* EXERCISE DATA

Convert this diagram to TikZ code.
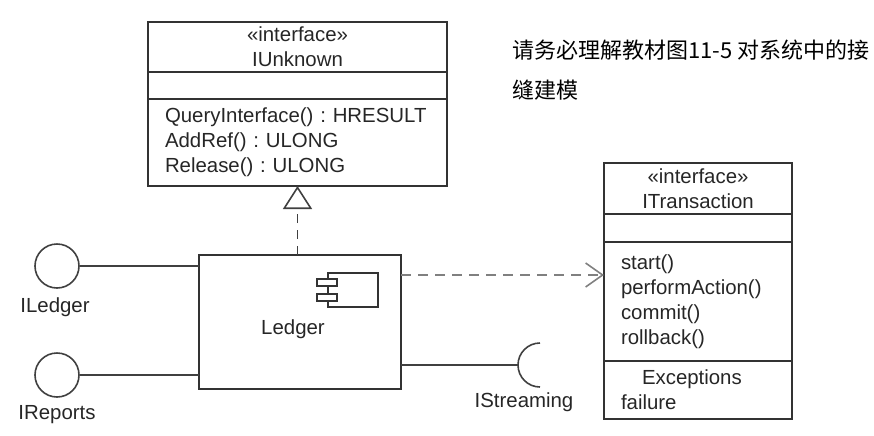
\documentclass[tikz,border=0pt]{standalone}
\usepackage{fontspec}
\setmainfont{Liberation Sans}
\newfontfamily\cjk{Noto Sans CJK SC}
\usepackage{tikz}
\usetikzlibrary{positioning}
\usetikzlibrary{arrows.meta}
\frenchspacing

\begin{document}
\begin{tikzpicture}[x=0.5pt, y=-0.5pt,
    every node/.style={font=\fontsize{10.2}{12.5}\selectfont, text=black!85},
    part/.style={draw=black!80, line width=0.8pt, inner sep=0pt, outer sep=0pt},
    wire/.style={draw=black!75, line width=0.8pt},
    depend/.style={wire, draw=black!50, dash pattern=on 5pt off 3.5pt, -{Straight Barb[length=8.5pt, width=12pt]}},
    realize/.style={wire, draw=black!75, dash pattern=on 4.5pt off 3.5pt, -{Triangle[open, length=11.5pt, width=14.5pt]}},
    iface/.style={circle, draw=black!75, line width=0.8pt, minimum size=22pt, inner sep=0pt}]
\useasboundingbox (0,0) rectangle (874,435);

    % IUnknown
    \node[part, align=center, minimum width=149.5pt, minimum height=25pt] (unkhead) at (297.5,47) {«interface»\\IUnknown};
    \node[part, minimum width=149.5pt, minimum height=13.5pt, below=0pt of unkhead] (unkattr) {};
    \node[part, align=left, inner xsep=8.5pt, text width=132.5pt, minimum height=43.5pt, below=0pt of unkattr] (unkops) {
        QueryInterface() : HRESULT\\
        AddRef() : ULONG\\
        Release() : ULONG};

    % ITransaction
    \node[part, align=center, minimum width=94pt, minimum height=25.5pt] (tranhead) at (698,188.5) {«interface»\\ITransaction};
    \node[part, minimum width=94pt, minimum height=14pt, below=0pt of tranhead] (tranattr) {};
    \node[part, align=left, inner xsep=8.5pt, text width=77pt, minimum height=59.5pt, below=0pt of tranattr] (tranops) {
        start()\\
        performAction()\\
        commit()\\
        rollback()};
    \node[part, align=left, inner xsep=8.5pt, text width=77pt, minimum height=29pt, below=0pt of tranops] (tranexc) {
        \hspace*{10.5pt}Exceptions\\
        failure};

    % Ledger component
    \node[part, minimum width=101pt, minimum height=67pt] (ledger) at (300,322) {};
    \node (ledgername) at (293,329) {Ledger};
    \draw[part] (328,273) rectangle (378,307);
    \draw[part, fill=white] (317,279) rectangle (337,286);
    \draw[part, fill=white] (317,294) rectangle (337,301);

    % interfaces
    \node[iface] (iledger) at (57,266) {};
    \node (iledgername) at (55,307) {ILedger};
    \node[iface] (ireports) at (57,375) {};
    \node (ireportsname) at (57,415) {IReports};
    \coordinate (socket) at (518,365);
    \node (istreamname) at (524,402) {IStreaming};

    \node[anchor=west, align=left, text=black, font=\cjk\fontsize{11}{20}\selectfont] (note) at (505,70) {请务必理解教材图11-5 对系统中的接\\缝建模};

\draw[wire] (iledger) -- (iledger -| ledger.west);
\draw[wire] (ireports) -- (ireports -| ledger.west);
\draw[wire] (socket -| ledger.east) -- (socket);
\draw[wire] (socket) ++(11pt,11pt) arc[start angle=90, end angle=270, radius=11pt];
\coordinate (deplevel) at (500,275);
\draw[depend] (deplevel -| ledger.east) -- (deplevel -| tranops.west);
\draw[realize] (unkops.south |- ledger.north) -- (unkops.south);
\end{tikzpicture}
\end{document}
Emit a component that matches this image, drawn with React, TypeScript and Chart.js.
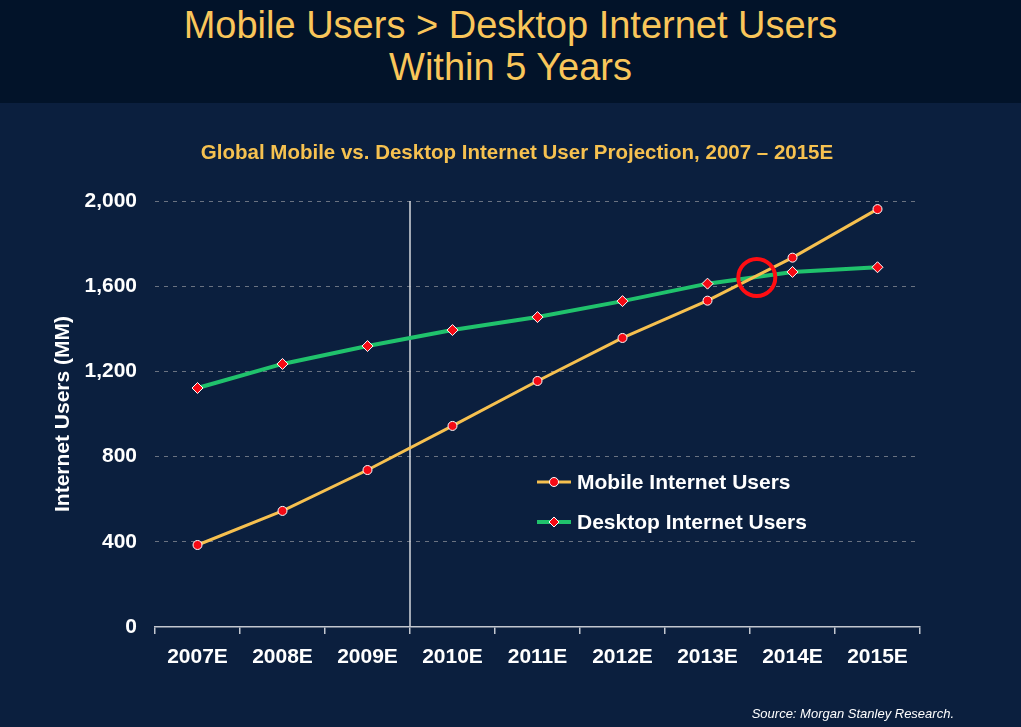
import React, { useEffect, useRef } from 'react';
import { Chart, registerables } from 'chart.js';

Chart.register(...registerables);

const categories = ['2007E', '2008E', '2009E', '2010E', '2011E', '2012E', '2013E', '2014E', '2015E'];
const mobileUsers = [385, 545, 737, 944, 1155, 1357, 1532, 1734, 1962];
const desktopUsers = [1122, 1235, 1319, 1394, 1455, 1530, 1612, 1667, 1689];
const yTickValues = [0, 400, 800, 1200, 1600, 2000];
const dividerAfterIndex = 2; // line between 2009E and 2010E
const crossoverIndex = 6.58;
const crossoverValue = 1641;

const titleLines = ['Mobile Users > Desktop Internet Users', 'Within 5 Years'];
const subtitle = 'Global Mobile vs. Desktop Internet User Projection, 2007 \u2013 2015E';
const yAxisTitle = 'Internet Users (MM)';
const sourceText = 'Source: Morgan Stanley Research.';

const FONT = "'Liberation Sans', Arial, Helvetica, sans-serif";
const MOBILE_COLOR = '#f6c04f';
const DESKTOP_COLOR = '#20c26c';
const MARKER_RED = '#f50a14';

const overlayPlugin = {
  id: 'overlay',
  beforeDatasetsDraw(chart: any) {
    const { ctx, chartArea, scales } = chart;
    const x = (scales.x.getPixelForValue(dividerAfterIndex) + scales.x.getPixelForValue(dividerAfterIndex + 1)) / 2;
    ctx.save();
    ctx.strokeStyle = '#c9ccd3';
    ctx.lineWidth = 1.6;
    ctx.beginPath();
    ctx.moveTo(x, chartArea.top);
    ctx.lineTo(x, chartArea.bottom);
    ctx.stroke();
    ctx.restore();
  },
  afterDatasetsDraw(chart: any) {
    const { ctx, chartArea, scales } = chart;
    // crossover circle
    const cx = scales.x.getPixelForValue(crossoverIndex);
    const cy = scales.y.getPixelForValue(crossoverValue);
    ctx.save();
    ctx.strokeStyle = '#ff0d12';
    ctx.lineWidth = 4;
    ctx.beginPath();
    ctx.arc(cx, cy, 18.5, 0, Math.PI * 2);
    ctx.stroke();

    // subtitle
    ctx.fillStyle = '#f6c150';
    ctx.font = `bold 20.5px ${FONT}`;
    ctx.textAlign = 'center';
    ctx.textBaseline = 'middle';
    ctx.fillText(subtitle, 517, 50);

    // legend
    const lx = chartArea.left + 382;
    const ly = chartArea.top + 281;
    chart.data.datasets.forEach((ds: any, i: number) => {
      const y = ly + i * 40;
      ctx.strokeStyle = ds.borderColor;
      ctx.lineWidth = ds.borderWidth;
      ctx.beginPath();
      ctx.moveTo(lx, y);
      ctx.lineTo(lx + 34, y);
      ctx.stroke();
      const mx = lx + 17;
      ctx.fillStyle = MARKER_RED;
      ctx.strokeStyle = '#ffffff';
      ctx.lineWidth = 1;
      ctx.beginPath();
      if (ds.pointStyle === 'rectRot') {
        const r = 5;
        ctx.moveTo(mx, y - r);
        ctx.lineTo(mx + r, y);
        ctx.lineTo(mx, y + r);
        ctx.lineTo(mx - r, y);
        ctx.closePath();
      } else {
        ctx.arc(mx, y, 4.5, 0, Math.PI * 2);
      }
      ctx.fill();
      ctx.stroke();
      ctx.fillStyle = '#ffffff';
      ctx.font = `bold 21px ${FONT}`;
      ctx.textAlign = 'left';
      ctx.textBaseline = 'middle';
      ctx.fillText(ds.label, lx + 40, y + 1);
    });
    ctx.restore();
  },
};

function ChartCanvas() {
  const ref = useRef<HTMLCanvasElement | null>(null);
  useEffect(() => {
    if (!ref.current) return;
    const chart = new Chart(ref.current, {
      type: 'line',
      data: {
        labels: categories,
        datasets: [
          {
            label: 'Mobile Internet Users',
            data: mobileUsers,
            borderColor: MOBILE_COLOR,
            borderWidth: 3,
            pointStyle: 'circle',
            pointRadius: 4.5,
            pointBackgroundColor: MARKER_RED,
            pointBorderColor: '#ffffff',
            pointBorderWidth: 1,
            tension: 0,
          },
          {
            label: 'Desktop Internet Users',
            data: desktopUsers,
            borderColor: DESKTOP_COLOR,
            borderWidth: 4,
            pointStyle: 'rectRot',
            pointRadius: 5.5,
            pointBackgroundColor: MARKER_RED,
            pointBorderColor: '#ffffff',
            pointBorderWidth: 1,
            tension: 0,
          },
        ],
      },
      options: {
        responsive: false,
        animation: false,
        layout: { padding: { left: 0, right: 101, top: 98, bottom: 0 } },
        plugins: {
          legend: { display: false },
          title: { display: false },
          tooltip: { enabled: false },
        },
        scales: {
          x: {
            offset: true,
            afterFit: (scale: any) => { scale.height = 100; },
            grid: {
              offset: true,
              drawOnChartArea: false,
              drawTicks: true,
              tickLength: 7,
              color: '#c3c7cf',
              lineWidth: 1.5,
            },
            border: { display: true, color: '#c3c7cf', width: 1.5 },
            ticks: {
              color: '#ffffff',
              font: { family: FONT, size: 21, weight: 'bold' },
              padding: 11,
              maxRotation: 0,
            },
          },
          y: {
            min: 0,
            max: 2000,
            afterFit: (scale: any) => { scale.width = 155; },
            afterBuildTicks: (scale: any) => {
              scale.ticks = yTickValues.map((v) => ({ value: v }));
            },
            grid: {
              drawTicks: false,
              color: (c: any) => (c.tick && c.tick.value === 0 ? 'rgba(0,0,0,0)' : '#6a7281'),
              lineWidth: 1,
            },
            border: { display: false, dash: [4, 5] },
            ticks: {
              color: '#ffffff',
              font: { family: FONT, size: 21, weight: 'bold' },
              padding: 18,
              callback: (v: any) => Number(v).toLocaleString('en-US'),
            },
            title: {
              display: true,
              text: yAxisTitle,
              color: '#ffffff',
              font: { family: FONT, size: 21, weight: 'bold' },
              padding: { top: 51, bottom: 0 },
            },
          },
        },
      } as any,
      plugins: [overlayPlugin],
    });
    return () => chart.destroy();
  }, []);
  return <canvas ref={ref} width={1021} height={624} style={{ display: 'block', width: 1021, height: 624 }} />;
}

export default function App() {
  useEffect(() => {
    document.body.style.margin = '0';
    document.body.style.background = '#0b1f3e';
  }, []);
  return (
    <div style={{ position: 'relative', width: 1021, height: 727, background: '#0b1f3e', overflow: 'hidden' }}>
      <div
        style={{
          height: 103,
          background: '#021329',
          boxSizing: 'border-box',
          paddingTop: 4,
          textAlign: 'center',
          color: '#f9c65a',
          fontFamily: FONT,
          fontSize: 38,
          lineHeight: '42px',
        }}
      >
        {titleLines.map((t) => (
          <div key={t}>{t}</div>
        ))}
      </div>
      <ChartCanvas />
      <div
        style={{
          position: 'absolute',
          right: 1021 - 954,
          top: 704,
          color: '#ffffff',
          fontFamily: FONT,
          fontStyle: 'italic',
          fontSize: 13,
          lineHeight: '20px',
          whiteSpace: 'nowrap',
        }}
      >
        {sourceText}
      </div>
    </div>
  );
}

* OBJECTIVE
Starting at the line containing "Emit a component" and ending at the line containing "const MARKER_RED = '#f50a14';", copy those lines exactly, both included, and nothing more. Leave out any picture.

* REPLY TO THE TASK
Emit a component that matches this image, drawn with React, TypeScript and Chart.js.
import React, { useEffect, useRef } from 'react';
import { Chart, registerables } from 'chart.js';

Chart.register(...registerables);

const categories = ['2007E', '2008E', '2009E', '2010E', '2011E', '2012E', '2013E', '2014E', '2015E'];
const mobileUsers = [385, 545, 737, 944, 1155, 1357, 1532, 1734, 1962];
const desktopUsers = [1122, 1235, 1319, 1394, 1455, 1530, 1612, 1667, 1689];
const yTickValues = [0, 400, 800, 1200, 1600, 2000];
const dividerAfterIndex = 2; // line between 2009E and 2010E
const crossoverIndex = 6.58;
const crossoverValue = 1641;

const titleLines = ['Mobile Users > Desktop Internet Users', 'Within 5 Years'];
const subtitle = 'Global Mobile vs. Desktop Internet User Projection, 2007 \u2013 2015E';
const yAxisTitle = 'Internet Users (MM)';
const sourceText = 'Source: Morgan Stanley Research.';

const FONT = "'Liberation Sans', Arial, Helvetica, sans-serif";
const MOBILE_COLOR = '#f6c04f';
const DESKTOP_COLOR = '#20c26c';
const MARKER_RED = '#f50a14';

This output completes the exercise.